● STATED PROBLEM: Return the lines below exactly, from the first line to the line that contains "const yTicks = [-10, -5, 0, 5, 10, 15];". Leave out pictures.

● SUPPLIED DATA:
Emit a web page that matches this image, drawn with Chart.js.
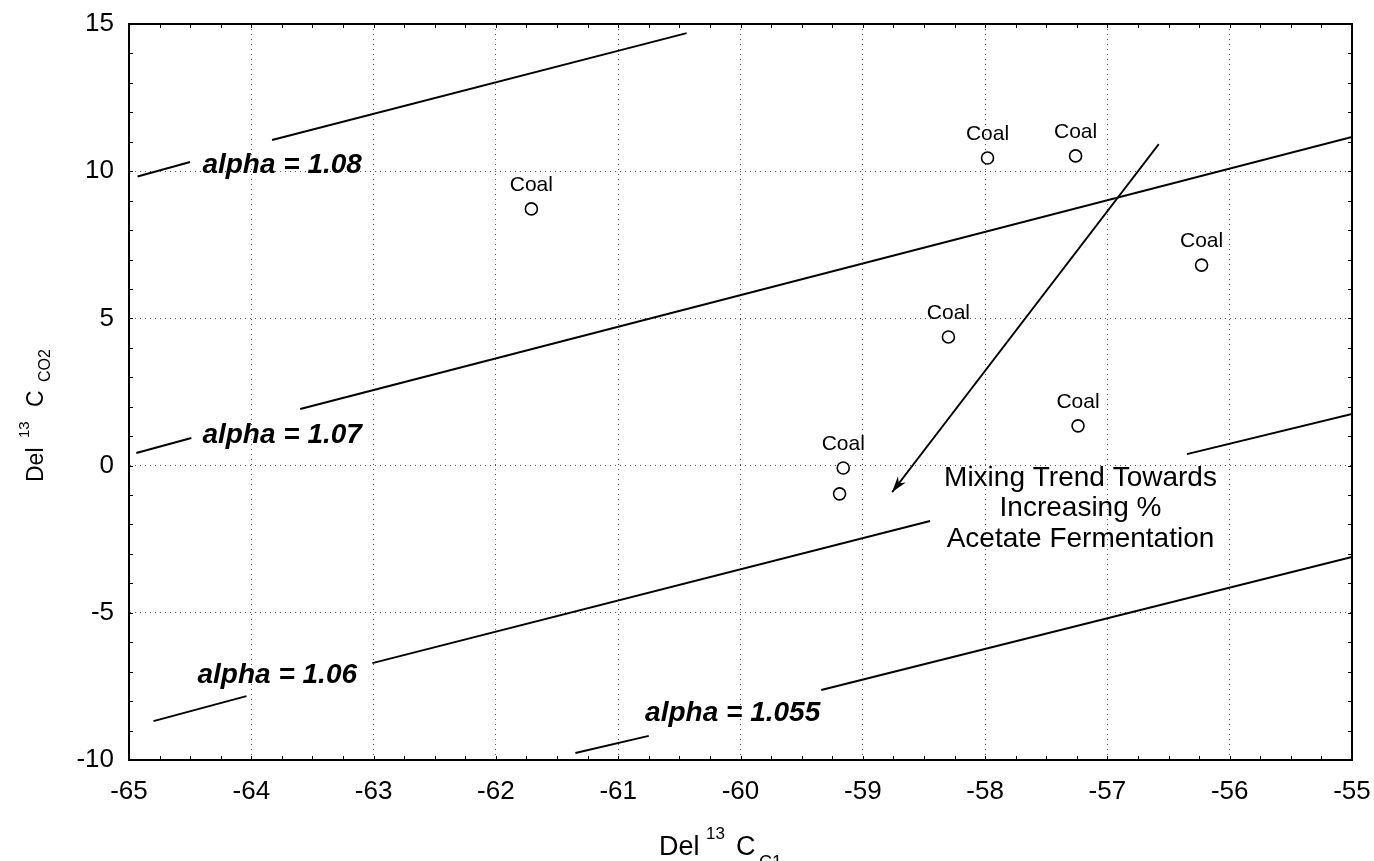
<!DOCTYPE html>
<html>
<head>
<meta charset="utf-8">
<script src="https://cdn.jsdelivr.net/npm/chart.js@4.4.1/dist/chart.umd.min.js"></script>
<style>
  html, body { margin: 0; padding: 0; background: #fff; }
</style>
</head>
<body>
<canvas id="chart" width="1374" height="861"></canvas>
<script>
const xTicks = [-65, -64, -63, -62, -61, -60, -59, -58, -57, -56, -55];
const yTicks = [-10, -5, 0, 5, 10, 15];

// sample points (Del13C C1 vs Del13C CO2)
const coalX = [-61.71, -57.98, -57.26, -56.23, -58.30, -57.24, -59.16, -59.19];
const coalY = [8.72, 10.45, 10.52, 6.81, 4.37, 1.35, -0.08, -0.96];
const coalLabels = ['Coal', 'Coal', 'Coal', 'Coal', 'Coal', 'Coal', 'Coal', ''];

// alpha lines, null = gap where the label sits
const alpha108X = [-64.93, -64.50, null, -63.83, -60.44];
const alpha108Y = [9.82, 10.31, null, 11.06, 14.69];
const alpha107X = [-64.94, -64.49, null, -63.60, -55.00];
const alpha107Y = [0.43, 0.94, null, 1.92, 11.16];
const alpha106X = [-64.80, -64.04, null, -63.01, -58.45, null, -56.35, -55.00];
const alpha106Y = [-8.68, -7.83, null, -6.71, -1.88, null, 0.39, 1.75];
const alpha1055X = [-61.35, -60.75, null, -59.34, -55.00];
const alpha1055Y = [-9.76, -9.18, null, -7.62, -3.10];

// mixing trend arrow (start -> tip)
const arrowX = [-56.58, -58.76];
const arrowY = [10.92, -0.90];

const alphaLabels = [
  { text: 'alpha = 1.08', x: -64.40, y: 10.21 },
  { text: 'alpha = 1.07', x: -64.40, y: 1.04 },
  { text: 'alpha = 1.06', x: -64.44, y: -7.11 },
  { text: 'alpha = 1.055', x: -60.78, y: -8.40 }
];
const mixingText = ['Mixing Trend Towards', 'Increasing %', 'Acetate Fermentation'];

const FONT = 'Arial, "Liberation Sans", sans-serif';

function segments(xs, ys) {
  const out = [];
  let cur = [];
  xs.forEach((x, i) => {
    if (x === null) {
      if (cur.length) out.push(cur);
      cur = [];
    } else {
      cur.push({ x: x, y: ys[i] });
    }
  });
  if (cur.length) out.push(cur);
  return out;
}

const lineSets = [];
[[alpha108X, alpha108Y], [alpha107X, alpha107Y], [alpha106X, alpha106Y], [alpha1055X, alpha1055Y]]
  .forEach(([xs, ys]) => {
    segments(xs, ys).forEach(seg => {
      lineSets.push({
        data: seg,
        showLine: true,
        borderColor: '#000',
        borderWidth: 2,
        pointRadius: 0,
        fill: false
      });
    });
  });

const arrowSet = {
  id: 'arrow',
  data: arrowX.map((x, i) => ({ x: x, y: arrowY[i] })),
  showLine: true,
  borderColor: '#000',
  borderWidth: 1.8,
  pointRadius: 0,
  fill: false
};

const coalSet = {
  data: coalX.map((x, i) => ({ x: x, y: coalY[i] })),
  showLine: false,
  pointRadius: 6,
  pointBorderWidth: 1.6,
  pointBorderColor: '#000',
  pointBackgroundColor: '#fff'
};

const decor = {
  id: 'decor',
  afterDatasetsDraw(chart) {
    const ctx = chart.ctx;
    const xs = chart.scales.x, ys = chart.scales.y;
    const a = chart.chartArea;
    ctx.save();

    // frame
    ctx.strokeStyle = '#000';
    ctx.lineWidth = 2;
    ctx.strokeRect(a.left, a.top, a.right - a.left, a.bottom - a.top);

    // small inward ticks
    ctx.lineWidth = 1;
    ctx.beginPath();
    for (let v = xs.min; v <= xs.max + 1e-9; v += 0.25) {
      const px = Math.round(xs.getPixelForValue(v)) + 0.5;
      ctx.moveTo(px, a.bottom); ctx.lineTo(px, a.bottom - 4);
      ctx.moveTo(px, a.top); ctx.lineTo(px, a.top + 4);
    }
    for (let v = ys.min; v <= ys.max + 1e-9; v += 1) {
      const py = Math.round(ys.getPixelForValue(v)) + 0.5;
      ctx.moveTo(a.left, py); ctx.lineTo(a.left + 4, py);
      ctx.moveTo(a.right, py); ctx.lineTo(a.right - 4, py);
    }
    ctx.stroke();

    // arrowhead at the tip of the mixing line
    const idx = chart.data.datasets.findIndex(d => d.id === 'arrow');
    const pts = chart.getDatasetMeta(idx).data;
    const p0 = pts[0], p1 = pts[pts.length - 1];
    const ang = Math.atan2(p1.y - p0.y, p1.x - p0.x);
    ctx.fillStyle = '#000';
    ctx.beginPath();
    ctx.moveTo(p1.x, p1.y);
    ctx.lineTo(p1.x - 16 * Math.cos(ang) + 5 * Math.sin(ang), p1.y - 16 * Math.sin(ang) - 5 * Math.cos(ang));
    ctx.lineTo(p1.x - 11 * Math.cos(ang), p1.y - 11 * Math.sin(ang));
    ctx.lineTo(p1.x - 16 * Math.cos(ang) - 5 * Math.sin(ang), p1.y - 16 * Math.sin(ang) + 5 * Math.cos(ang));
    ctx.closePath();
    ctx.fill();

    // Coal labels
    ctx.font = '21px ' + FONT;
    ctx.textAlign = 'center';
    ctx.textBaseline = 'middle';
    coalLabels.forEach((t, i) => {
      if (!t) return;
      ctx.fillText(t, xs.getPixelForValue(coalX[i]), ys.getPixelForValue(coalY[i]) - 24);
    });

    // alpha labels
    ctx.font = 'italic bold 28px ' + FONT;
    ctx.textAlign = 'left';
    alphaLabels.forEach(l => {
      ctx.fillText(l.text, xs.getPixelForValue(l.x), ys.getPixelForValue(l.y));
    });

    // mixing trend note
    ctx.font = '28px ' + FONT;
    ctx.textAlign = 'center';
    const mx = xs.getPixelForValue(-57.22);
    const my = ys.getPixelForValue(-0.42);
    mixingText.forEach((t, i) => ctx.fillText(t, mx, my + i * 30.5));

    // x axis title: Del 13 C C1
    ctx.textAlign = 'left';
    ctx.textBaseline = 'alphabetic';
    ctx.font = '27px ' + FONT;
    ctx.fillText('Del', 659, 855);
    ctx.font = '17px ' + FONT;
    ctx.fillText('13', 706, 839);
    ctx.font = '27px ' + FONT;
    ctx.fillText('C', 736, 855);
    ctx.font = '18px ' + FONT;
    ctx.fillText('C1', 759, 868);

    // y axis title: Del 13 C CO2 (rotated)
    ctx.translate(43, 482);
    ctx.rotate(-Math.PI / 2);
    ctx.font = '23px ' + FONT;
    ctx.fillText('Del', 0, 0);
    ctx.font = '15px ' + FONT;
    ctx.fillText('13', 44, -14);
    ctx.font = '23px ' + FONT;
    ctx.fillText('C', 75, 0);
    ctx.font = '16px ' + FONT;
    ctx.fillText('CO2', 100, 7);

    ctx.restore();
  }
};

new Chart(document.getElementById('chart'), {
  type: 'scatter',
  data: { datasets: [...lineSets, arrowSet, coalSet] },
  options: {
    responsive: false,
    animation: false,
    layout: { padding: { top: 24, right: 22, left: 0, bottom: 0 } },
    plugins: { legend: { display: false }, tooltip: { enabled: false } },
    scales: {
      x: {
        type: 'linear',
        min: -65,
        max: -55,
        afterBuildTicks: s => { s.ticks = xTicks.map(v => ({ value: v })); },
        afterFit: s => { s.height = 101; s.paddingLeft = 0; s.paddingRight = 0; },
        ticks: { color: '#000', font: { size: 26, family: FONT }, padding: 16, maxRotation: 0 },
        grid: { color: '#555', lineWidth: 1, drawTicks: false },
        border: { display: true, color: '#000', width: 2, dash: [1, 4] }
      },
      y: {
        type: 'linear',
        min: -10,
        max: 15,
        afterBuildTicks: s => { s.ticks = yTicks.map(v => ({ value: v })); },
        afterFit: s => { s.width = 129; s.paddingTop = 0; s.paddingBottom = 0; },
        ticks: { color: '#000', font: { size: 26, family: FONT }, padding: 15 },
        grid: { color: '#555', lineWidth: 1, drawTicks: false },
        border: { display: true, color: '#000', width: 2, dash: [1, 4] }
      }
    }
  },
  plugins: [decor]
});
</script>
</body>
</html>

● EXERCISE RESPONSE:
Emit a web page that matches this image, drawn with Chart.js.
<!DOCTYPE html>
<html>
<head>
<meta charset="utf-8">
<script src="https://cdn.jsdelivr.net/npm/chart.js@4.4.1/dist/chart.umd.min.js"></script>
<style>
  html, body { margin: 0; padding: 0; background: #fff; }
</style>
</head>
<body>
<canvas id="chart" width="1374" height="861"></canvas>
<script>
const xTicks = [-65, -64, -63, -62, -61, -60, -59, -58, -57, -56, -55];
const yTicks = [-10, -5, 0, 5, 10, 15];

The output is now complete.